Taxi Driver

In The Comedians Graham Greene wrote that “For writers it is always said that the first twenty years of life contain the whole of experience – the rest is observation”. This is true for film fans also. The films that shape your tastes at the same time as your sense of your own personality is forming are never really supplanted. I might put in some recent films in a list to demonstrate eclectic taste, but truthfully my top three would be Jaws, The Thing – and Taxi Driver. All of which I saw before I was sixteen. This was in the great VHS revolution – we would bunk off school to watch movies, catch favourite scenes at lunchtime, gather round someone’s house to watch a pirate copy.

But I haven’t seen many of the films from that era on the big screen, so tonight’s showing of Taxi Driver at the local multiplex was a rare chance to see Scorsese’s influential film up large.
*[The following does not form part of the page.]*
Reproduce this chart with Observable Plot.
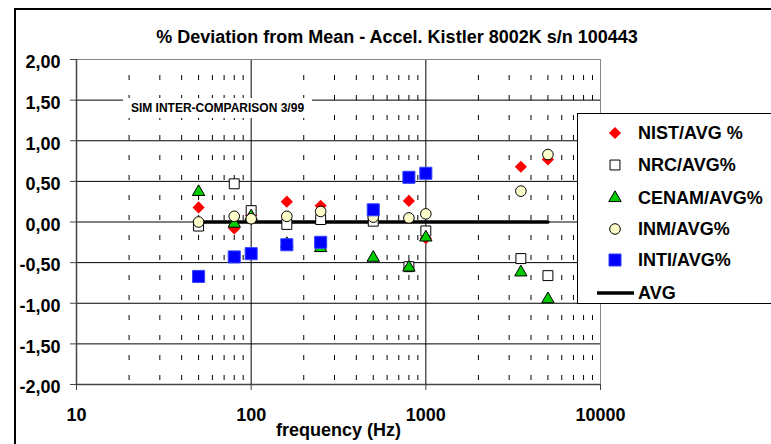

Paul Schrader created a modern take on the existential loner of books such as The Outsider and Nausea in Travis Bickle. It is very much an adolescent, male movie – Bickle is alienated, separated from the world he sees others partaking in easily. The film is essentially him looking for a key to enter that world, and is so often with young men, violence seems to offer the answer. This sense of confusion and isolation has never been better captured than through De Niro’s drawling diary monologues. These could be the thoughts of any high school shooter, terrorist or internet troll.

What was so powerful for me as a teenager was this was the first time I had realised what films could do. That they weren’t just entertainment, that the director shaped what your saw and an actor embodied a role. After this I started looking for other Scorsese movies, then similar directors. It woke me up to what filmmaking was. Seeing it now it’s still an incredibly powerful film – the audience applauded at the end for chrissakes. It’s also morally ambiguous, hard to take at times and open to interpretation. I hadn’t encountered that before, and I rarely encounter it now.
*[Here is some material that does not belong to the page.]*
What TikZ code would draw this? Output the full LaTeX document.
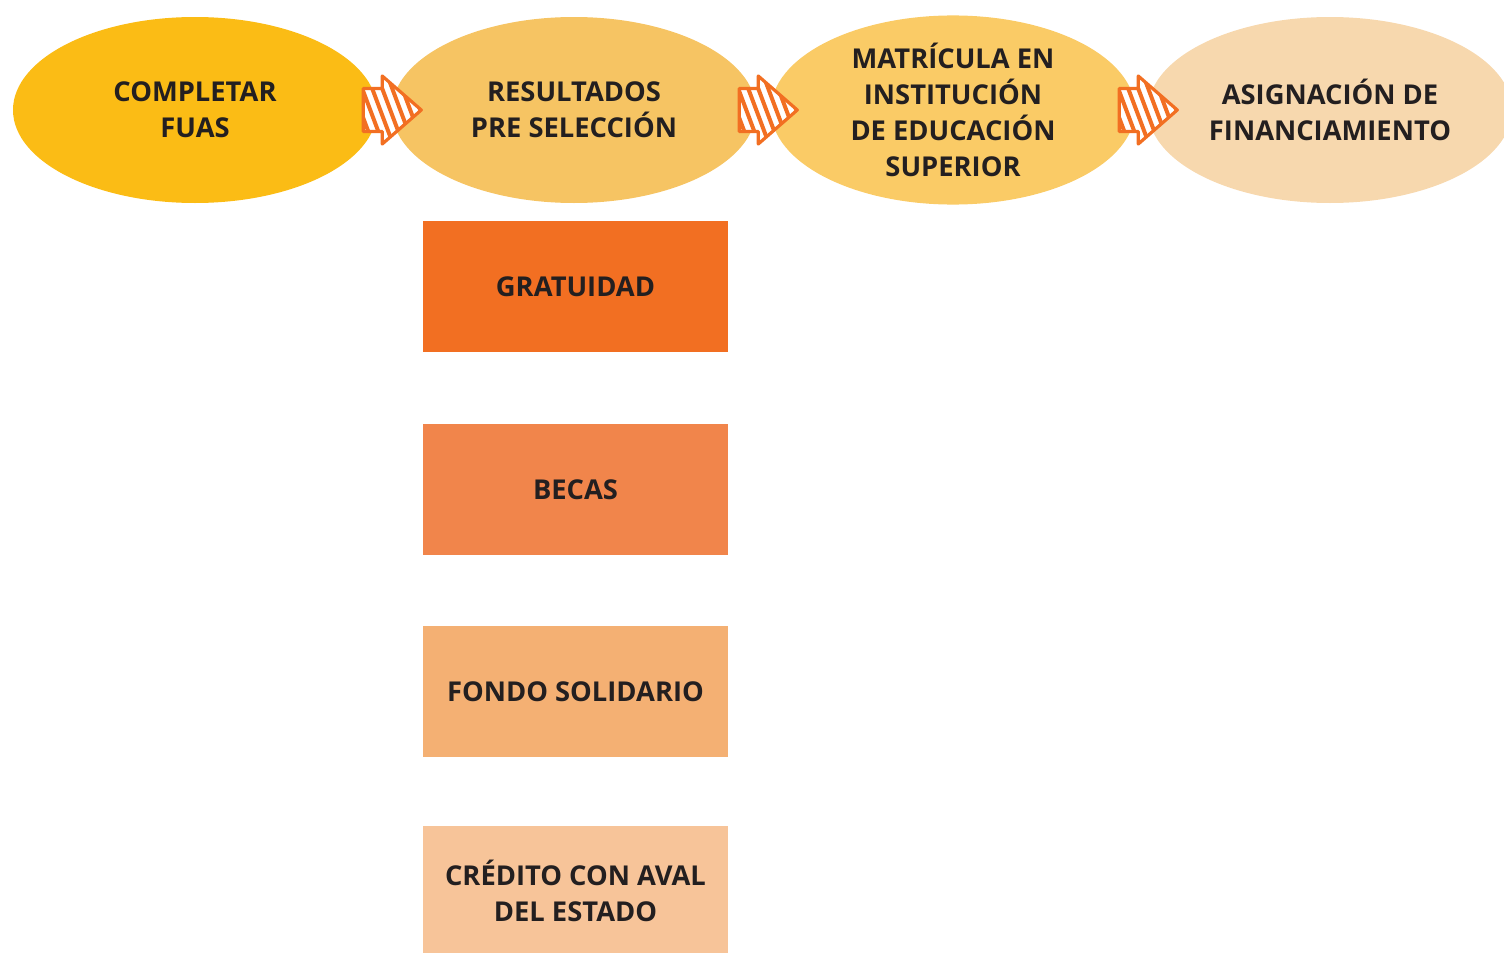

The benefits of seeing it on the big screen include the menacing impression of the taxi prowling the streets, the beautiful Bernard Herrmann score in full stereo sound, an appreciation of just how charming Cybill Shepherd is, and THAT talkin to me scene in its full glory. Schrader has called it a piece of juvenilia and he’s right, it connects more with the confused adolescent in a very different way than it does to the slightly less confused adult. But it’s still a masterpiece and holds up. Given the current damage angry, confused men are doing to the planet, it is worth revisiting.